Artworks sometimes show us once scene of a bigger story. This lesson plan encourages students to imagine what may come next.
Small print outs of selected artworks
John “Crash” Matos; No CRASH NO! NO!, 1983
Roy Lichtenstein; Peace through Chemistry IV, 1970
CCSA.ELA-LITERACY.CCRA.SL.1 Prepare for and participate effectively in a range of conversations and collaborations with diverse partners, building on others’ ideas and expressing their own clearly and persuasively.
CCSA.ELA-LITERACY.CCRA.SL.2 Integrate and evaluate information presented in diverse media and formats, including visually, quantitatively and orally.

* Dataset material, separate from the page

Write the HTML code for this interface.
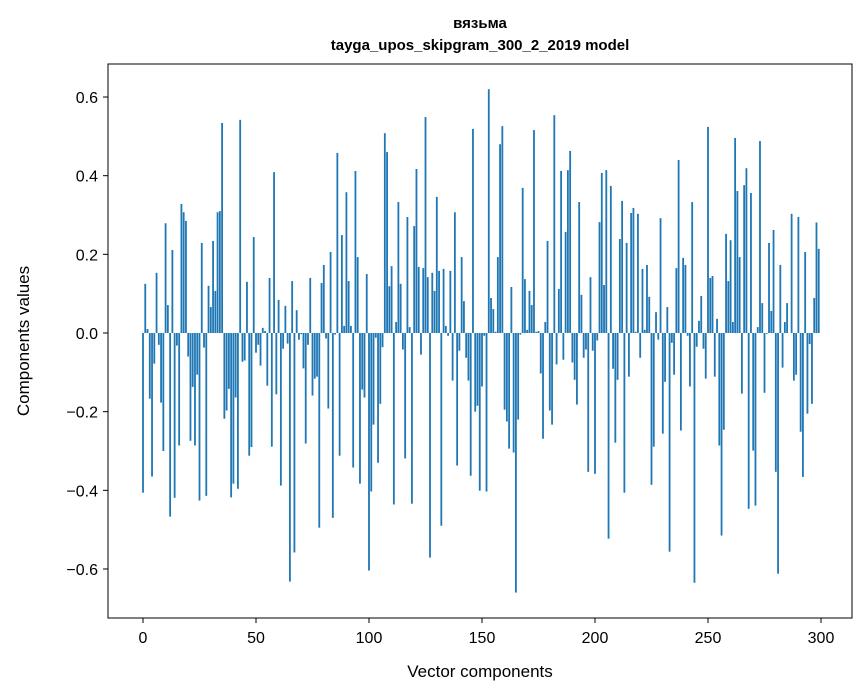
<!DOCTYPE html>
<html><head><meta charset="utf-8"><style>
body{margin:0;background:#fff}
svg{display:block;font-family:"Liberation Sans","DejaVu Sans",sans-serif}
</style></head><body>
<svg id="chart" width="867" height="696">
<rect width="867" height="696" fill="#fff"/>
<text x="480" y="28" text-anchor="middle" font-size="15" font-weight="bold">вязьма</text>
<text x="480" y="50" text-anchor="middle" font-size="15" font-weight="bold">tayga_upos_skipgram_300_2_2019 model</text>
<g id="bars"></g>
<g id="axes"></g>
<rect x="108" y="64" width="744" height="554" fill="none" stroke="#000" stroke-width="1"/>
<text x="480" y="677" text-anchor="middle" font-size="17">Vector components</text>
<text transform="translate(29,341) rotate(-90)" text-anchor="middle" font-size="17">Components values</text>
</svg>
<script>
const values = [
-0.406,0.125,0.01,-0.167,-0.365,-0.078,0.153,-0.03,-0.177,-0.30,
0.279,0.071,-0.467,0.211,-0.419,-0.032,-0.286,0.328,0.307,0.285,
-0.06,-0.274,-0.137,-0.286,-0.106,-0.426,0.229,-0.037,-0.414,0.12,
0.066,0.234,0.107,0.307,0.31,0.534,-0.218,-0.197,-0.142,-0.418,
-0.383,-0.164,-0.396,0.542,-0.073,-0.07,0.13,-0.312,-0.29,0.244,
-0.05,-0.03,-0.083,0.013,0.005,-0.134,0.14,-0.289,0.409,-0.156,
0.084,-0.388,-0.04,0.069,-0.027,-0.632,0.132,-0.558,0.058,-0.017,
-0.003,-0.09,-0.281,-0.03,0.14,-0.159,-0.116,-0.111,-0.495,0.127,
0.173,-0.014,-0.192,0.206,-0.47,-0.004,0.458,-0.312,0.249,0.018,
0.358,0.132,0.018,-0.342,0.412,0.193,-0.383,-0.144,-0.164,0.15,
-0.604,-0.403,-0.233,-0.012,-0.33,-0.18,-0.036,0.508,0.46,0.119,
0.17,-0.436,0.028,0.333,0.125,-0.042,-0.319,0.295,0.015,-0.434,
0.272,0.417,0.168,-0.055,0.165,0.549,0.142,-0.571,0.153,0.107,
0.346,0.158,-0.49,0.163,0.018,-0.007,0.158,-0.121,0.307,-0.337,
-0.045,0.193,0.081,-0.063,-0.121,-0.363,0.519,-0.2,-0.185,-0.401,
-0.136,-0.007,-0.403,0.62,0.089,0.061,0.003,0.193,0.48,0.526,
-0.195,-0.225,-0.294,0.117,-0.304,-0.66,-0.22,-0.004,0.369,0.137,
0.008,0.107,0.071,0.516,0.003,0.005,-0.103,-0.269,0.028,0.234,
-0.197,-0.233,0.554,-0.08,0.112,0.412,-0.068,0.257,0.414,0.463,
-0.075,-0.119,-0.182,0.333,0.097,-0.063,-0.042,-0.353,0.142,-0.045,
-0.358,-0.019,0.282,0.407,0.122,0.414,-0.523,0.374,-0.091,-0.279,
-0.119,0.239,0.336,-0.406,0.229,-0.111,0.305,0.318,0.003,0.303,
-0.063,0.163,0.008,0.173,0.092,-0.386,-0.289,0.053,-0.017,0.292,
-0.256,-0.124,0.066,-0.556,-0.025,-0.106,0.165,0.44,-0.248,0.191,
0.173,-0.007,-0.136,0.333,-0.635,-0.035,0.031,0.094,-0.04,-0.116,
0.524,0.14,0.145,-0.111,0.036,-0.286,-0.515,-0.246,0.252,0.132,
0.236,0.028,0.496,0.361,0.193,-0.154,0.376,0.419,-0.447,0.356,
-0.299,-0.439,0.015,0.488,0.076,-0.152,-0.002,0.229,0.056,0.262,
-0.353,-0.612,0.173,-0.088,0.028,0.076,0.0,0.303,-0.121,-0.106,
0.295,-0.251,-0.366,0.206,-0.205,-0.028,-0.18,0.089,0.281,0.214
];
const xTicks = [0,50,100,150,200,250,300];
const yTicks = [-0.6,-0.4,-0.2,0.0,0.2,0.4,0.6];

const NS = "http://www.w3.org/2000/svg";
const xScale = v => 143 + v * 2.26;
const yScale = v => 333 - v * 393.3;
const bw = 2.26 * 0.8;

const barsG = document.getElementById('bars');
values.forEach((v, i) => {
  const r = document.createElementNS(NS, 'rect');
  const y0 = yScale(0), y1 = yScale(v);
  r.setAttribute('x', xScale(i) - bw / 2);
  r.setAttribute('y', Math.min(y0, y1));
  r.setAttribute('width', bw);
  r.setAttribute('height', Math.max(Math.abs(y1 - y0), 0.01));
  r.setAttribute('fill', '#1f77b4');
  
  
  barsG.appendChild(r);
});

const axesG = document.getElementById('axes');
xTicks.forEach(t => {
  const l = document.createElementNS(NS, 'line');
  l.setAttribute('x1', xScale(t)); l.setAttribute('x2', xScale(t));
  l.setAttribute('y1', 618); l.setAttribute('y2', 623);
  l.setAttribute('stroke', '#000');
  
  
  axesG.appendChild(l);
  const tx = document.createElementNS(NS, 'text');
  tx.setAttribute('x', xScale(t)); tx.setAttribute('y', 643);
  tx.setAttribute('text-anchor', 'middle'); tx.setAttribute('font-size', '16');
  tx.textContent = String(t);
  
  
  axesG.appendChild(tx);
});
yTicks.forEach(t => {
  const l = document.createElementNS(NS, 'line');
  l.setAttribute('x1', 103); l.setAttribute('x2', 108);
  l.setAttribute('y1', yScale(t)); l.setAttribute('y2', yScale(t));
  l.setAttribute('stroke', '#000');
  
  
  axesG.appendChild(l);
  const tx = document.createElementNS(NS, 'text');
  tx.setAttribute('x', 98); tx.setAttribute('y', yScale(t) + 6);
  tx.setAttribute('text-anchor', 'end'); tx.setAttribute('font-size', '16');
  tx.textContent = (t < 0 ? '\u2212' : '') + Math.abs(t).toFixed(1);
  
  
  axesG.appendChild(tx);
});
</script>
</body></html>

VA:Re8 Construct meaningful interpretations of artistic work.
What do you see? What is going on? What makes you say that?
Artworks often show us just one scene of a bigger story. It’s like when you are watching a movie on TV and you pause it. Or if you only get to see one frame within a comic book. Even with these single images, there are often clues of what the bigger story might be.

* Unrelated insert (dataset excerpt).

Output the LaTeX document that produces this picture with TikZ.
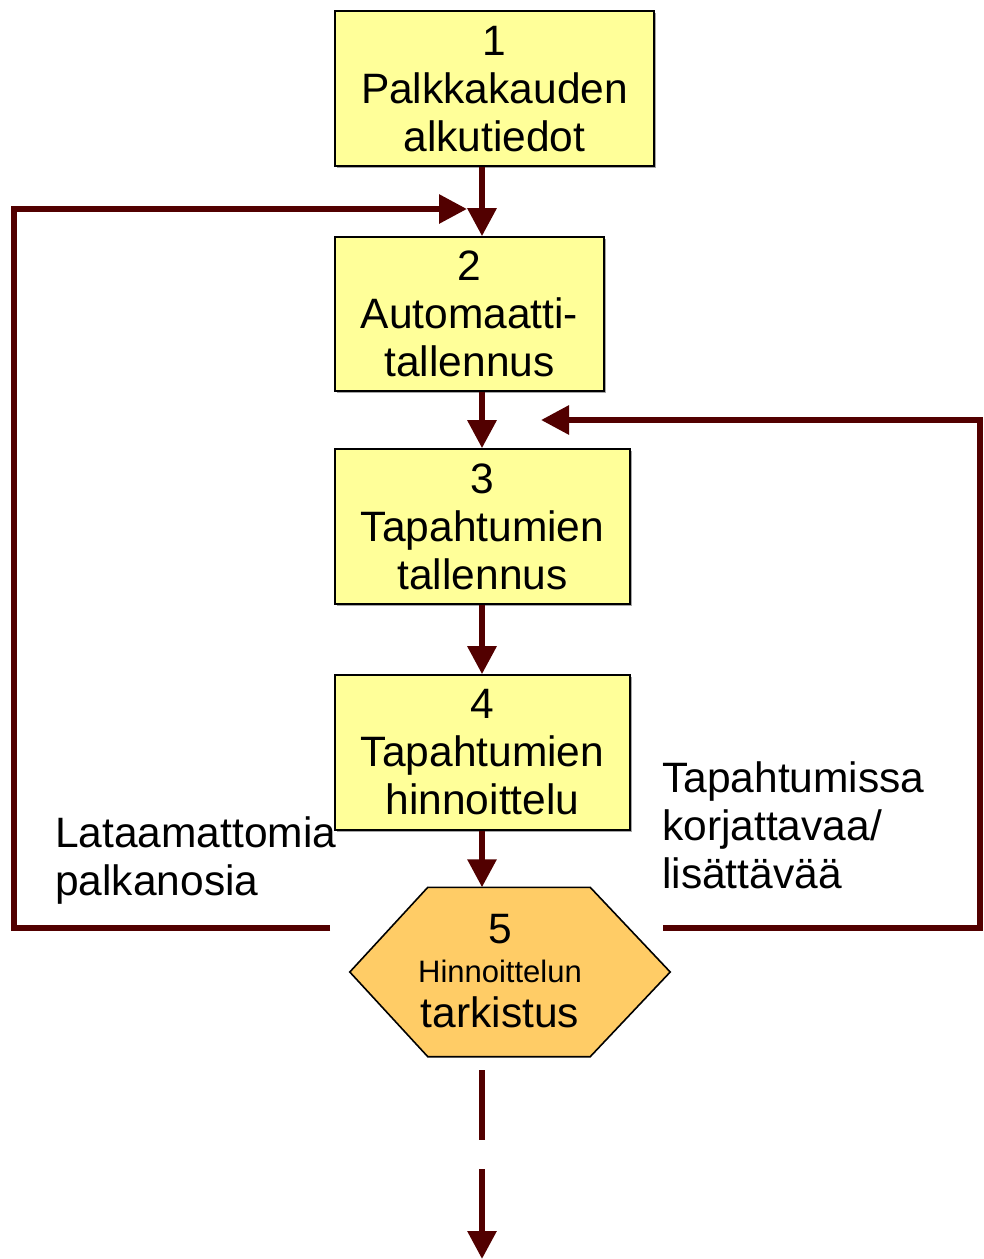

Looking at our artwork, what do you think happened before/after this scene? Where in the story do you think our scene took place?

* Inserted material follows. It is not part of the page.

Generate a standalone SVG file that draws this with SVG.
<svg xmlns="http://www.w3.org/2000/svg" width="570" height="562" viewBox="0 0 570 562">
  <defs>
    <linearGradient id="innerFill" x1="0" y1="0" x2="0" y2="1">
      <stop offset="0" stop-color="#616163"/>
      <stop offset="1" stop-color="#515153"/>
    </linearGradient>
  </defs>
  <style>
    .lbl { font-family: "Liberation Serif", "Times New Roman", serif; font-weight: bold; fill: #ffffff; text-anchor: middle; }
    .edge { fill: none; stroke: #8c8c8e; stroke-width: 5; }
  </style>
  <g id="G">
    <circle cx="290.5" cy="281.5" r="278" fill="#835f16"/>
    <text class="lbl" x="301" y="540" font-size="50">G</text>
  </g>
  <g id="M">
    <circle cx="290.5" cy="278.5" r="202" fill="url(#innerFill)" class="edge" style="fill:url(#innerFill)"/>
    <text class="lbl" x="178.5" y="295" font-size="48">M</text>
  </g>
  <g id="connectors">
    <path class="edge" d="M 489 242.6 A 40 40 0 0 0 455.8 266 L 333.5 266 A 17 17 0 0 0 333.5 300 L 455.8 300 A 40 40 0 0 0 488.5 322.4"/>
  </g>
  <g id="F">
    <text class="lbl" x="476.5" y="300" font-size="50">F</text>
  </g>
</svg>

Now, it is your turn to create the rest of the story. We are going to do so in the form of a comic.
Each of you are going to get a blank comic sheet and a small image of this artwork. Glue the image wherever you want in the story; it can be at the beginning, middle, or end.
Fill in the rest of the comic by telling your story; you can draw, write, or do both! Although the blank comic has three large rectangles, feel free to add more sections by drawing in dividing lines.
Have students share their comics. Discuss the different versions of their stories.